When the Moon passed in front of Mars on January 13, I tried to use both cheap phones for some photos. The battery in the $10 phone is very weak, however. In the cold it promptly collapsed. That left me to use the $20 phone to shoot through the eyepiece of my cheap “assembled from cast-off equipment” telescope. Here are some of the results:
I did nothing fancy to get these pictures. I “just” aligned the camera over the eyepiece, messed around to try to get the right amount of Moon in the image to not overwhelm the camera with brightness, and took photos showing the Moon and Mars growing closer together. The quotation marks are because this aligning process can be tedious.
Let’s try to do a little science with these photos. If I zoom in on the Moon and Mars, I can tell a couple of things. For one, it is obvious that Mars is redder in color than the Moon. The other is that the surface brightness of Mars is not radically different from that of the Moon. Mars seems to be brighter than a dark lunar mare, but not distinctly brighter than the brighter parts of the Moon.
(The “photo” on the far right is a simulation from Stellarium, for comparison. I had to flip it around to match the mirror-reversed image of my telescope — hence the backwards lettering.)

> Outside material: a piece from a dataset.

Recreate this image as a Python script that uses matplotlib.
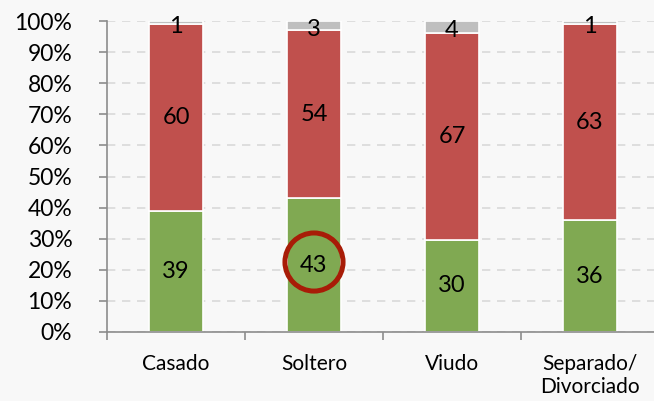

But, Mars is much farther away from the Sun than the Moon is. So, the sunlight that illuminates Mars must be weaker than the sunlight that illuminates the Moon. All things being equal, Mars should appear darker than the Moon on account of that weaker light. The fact that it does not appear darker suggests that Mars is better at reflecting the Sun’s light than the Moon is. In astronomical terms, these photos seem to suggest that Mars has a higher albedo than the Moon.
Albedo is not quite that simple. It can be measured in various ways at various wavelengths of light. But if you look up information on the Moon and Mars, you will find that yes, Mars has a higher albedo than the Moon, pretty much any way you look at it. So, my crude little measurement is in line with accepted results.
The new cheap-o phone also got some nice pictures of the Moon with Mars behind it!
And it got some decent pictures of Mars on the other side of the Moon.
I did not take photos of Mars as it was partially occulted, because I wanted to be watching that with my eyes (no messing with a camera). Actually, when the Moon was covering Mars over, I let my godchildren look (they had come over to see) and when the Moon was uncovering Mars, I watched the whole thing myself. The covering/uncovering was very cool, taking only about 30 seconds each.
One interesting thing is how the photos reveal how much worse the turbulence in the air (the “seeing”) was when Mars had emerged. Look how oval Mars appears in the image at right.
Why is this? Probably because the Moon was starting to pass over my neighbor’s house by the time the right-hand photo was taken. Heated air rising off the house distorted things. All the photos I took after Mars had emerged from behind the Moon show a highly distorted Mars.
Occultations, albedo, turbulence, and some pretty pictures, too! Not bad for a cheap phone and a beat-up telescope! Astrophotography, and astronomy, can be affordable, fun, and cool.